» **Directive**: Return the lines below that carry the word "this".

» **Source records**:
========================
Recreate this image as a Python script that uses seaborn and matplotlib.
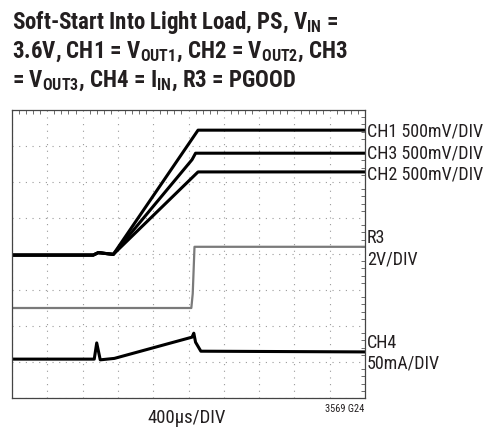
========================
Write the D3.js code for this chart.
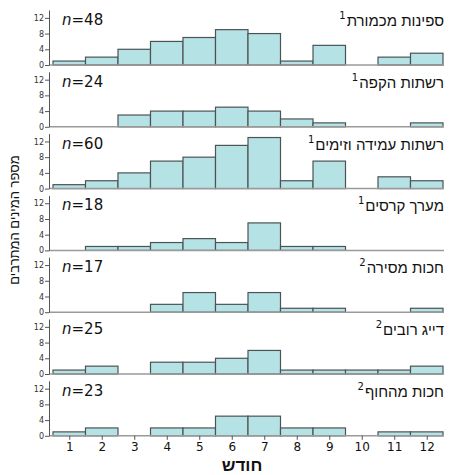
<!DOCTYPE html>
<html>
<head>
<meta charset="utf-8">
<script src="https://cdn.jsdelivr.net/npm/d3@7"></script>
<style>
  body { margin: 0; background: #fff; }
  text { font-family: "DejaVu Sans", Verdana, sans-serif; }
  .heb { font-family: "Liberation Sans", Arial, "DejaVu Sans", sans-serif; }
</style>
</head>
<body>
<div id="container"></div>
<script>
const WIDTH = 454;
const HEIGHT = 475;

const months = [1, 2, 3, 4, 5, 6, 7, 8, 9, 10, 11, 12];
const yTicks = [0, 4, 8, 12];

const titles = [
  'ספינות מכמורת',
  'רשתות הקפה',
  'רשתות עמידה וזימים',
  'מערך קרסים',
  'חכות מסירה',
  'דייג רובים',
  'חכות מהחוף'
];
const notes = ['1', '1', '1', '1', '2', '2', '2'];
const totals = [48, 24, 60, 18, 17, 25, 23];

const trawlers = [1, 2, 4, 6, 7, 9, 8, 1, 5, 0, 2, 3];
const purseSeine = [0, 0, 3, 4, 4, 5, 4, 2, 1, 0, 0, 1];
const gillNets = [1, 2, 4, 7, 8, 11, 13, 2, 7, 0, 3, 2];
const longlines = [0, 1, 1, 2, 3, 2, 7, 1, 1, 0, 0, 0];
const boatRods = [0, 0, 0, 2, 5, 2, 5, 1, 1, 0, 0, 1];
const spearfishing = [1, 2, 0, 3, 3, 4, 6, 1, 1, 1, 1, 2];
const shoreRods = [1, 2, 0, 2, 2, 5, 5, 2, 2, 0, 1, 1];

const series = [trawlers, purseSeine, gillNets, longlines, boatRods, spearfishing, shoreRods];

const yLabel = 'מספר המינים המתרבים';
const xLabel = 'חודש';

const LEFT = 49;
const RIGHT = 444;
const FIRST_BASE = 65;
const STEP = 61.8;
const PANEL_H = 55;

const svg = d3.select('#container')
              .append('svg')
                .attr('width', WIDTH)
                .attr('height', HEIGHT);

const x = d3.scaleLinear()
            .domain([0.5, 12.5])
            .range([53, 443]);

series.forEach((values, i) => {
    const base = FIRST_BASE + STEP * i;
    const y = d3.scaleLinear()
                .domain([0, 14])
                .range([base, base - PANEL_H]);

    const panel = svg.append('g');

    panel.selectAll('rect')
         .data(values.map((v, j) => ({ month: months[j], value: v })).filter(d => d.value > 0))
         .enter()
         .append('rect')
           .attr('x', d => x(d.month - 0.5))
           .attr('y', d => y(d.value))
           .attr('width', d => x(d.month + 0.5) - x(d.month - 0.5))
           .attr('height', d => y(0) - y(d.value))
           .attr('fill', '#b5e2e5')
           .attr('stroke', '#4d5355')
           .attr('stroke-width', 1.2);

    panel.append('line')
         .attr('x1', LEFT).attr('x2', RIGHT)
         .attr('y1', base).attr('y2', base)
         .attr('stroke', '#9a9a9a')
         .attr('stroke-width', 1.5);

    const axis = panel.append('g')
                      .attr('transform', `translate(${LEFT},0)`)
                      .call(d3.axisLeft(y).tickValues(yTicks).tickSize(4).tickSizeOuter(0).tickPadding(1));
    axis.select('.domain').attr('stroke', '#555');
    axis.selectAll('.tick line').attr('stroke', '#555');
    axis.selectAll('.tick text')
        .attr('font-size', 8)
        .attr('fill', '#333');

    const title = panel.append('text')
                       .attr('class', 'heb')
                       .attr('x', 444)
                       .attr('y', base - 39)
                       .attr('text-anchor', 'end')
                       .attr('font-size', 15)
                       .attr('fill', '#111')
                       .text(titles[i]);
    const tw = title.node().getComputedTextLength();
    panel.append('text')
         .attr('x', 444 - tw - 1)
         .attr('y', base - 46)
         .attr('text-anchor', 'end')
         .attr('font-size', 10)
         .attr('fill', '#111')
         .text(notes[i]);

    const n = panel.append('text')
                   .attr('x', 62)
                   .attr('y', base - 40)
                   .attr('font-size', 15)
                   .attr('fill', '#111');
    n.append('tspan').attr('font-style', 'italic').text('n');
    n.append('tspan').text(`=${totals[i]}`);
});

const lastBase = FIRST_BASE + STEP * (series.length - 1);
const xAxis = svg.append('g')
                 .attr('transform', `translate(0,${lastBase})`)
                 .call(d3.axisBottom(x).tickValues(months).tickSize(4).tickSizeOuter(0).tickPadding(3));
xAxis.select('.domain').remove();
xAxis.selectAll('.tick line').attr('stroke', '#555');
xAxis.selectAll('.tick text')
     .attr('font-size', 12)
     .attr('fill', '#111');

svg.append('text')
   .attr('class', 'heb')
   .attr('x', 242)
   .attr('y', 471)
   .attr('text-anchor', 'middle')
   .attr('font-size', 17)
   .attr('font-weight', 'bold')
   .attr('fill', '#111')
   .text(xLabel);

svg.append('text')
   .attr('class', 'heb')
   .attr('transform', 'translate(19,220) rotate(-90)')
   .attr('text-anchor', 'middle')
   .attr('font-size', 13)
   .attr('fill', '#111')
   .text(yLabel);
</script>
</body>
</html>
========================
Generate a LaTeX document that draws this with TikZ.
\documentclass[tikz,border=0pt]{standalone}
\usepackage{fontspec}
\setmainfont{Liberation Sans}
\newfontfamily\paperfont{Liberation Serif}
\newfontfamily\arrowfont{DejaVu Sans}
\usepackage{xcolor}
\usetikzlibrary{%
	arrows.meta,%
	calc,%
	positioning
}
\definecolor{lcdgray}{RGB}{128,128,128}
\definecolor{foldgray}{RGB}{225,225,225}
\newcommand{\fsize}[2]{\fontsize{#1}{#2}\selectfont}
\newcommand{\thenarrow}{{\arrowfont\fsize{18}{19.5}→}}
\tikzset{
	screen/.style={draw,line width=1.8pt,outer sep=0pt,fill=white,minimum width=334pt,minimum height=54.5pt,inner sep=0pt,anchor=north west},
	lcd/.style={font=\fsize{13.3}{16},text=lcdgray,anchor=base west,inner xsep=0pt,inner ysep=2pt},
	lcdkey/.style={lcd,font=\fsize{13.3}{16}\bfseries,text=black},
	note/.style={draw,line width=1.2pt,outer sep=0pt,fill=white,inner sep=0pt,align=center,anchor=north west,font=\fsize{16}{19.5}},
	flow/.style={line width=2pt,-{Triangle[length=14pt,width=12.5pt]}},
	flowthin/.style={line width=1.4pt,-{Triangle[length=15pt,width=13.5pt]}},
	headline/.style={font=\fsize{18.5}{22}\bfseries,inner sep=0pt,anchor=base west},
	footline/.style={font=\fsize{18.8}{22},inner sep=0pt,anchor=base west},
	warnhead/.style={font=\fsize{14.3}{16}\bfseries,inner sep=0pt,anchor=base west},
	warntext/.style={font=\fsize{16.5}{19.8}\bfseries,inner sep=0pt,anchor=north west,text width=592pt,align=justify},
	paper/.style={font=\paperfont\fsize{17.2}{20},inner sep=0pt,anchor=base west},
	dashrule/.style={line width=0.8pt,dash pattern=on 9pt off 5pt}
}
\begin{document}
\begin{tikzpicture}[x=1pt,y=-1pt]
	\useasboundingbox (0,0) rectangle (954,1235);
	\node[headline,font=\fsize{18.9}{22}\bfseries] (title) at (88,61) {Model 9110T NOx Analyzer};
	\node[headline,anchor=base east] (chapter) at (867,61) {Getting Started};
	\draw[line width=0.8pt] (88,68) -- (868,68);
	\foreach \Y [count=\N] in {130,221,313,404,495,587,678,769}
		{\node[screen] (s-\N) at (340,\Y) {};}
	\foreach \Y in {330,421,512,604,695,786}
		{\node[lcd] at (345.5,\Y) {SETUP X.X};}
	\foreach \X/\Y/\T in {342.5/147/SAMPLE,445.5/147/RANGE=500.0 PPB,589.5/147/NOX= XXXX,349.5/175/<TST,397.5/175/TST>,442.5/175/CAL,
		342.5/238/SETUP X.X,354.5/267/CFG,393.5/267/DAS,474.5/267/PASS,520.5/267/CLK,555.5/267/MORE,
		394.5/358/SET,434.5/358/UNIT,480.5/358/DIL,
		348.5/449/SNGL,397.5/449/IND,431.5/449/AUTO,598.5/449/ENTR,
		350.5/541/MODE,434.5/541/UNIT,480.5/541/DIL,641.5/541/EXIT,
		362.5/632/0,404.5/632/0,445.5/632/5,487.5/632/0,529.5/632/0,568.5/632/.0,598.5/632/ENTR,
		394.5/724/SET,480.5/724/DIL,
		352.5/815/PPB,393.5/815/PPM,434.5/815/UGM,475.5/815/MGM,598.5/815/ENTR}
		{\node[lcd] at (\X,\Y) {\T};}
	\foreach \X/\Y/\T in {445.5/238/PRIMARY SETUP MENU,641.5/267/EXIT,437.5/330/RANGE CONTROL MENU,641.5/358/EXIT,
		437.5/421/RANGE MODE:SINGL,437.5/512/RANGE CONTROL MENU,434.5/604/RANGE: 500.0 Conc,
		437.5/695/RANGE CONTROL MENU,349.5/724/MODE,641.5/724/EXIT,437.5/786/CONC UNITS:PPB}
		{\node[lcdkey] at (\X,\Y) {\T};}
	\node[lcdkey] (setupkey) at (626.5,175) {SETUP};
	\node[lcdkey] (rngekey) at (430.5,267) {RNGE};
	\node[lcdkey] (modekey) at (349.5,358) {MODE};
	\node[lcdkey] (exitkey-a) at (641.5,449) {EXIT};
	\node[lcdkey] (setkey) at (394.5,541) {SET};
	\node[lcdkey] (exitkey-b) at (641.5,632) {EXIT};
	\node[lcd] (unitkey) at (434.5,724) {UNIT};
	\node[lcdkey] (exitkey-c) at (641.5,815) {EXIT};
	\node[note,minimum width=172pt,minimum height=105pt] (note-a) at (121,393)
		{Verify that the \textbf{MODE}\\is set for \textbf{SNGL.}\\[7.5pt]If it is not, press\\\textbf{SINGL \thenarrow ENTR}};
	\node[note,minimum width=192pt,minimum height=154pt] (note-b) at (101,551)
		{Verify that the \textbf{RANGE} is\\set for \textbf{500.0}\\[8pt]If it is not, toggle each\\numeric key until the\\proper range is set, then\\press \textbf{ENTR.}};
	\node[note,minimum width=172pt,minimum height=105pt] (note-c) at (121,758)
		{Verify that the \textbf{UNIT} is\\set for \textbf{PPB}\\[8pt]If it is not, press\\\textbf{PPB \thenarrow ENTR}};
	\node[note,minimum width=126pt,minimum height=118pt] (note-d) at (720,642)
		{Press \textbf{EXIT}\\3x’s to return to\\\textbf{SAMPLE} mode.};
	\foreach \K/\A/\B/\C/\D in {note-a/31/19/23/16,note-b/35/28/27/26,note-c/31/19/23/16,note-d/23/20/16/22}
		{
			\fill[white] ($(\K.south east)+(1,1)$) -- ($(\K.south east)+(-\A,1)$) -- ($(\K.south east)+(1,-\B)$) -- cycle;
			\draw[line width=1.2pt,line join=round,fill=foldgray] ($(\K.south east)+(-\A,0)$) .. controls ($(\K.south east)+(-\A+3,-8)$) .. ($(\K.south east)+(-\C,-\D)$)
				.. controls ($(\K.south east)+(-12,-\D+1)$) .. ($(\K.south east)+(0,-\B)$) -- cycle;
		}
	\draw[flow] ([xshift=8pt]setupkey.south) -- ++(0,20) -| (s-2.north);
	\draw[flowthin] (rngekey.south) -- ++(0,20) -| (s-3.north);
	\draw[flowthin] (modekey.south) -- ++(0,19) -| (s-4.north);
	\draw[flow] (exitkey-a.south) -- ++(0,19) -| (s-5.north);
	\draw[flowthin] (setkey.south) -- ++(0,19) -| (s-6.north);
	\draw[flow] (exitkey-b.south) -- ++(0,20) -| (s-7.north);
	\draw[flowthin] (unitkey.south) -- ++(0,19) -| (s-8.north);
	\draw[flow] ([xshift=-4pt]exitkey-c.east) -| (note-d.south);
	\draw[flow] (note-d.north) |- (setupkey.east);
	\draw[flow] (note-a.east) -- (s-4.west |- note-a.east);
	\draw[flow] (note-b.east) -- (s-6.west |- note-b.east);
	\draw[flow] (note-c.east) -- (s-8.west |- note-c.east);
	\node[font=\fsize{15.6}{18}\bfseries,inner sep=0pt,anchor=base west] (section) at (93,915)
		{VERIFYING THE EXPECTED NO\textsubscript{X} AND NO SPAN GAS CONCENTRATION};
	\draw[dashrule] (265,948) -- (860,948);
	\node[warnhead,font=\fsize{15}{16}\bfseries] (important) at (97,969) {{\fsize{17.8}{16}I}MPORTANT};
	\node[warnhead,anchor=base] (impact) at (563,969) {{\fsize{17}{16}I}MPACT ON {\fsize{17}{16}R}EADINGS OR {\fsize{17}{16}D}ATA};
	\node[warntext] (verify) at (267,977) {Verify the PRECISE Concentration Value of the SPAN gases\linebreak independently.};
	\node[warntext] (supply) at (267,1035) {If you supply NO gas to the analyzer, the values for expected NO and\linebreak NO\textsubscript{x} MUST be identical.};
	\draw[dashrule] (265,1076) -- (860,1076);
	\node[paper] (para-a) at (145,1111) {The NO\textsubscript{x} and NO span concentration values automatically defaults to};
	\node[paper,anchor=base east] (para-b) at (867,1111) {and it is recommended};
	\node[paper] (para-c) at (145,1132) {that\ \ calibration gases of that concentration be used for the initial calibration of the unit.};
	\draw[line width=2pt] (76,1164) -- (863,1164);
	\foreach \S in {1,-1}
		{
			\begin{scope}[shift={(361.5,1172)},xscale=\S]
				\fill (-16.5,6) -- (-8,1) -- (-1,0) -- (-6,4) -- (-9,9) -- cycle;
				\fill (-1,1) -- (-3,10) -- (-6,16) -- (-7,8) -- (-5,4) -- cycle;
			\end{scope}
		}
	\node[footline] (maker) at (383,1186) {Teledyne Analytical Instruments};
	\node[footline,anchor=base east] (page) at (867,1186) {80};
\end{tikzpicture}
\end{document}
========================
» **The answer**:
Recreate this image as a Python script that uses seaborn and matplotlib.
Write the D3.js code for this chart.
Generate a LaTeX document that draws this with TikZ.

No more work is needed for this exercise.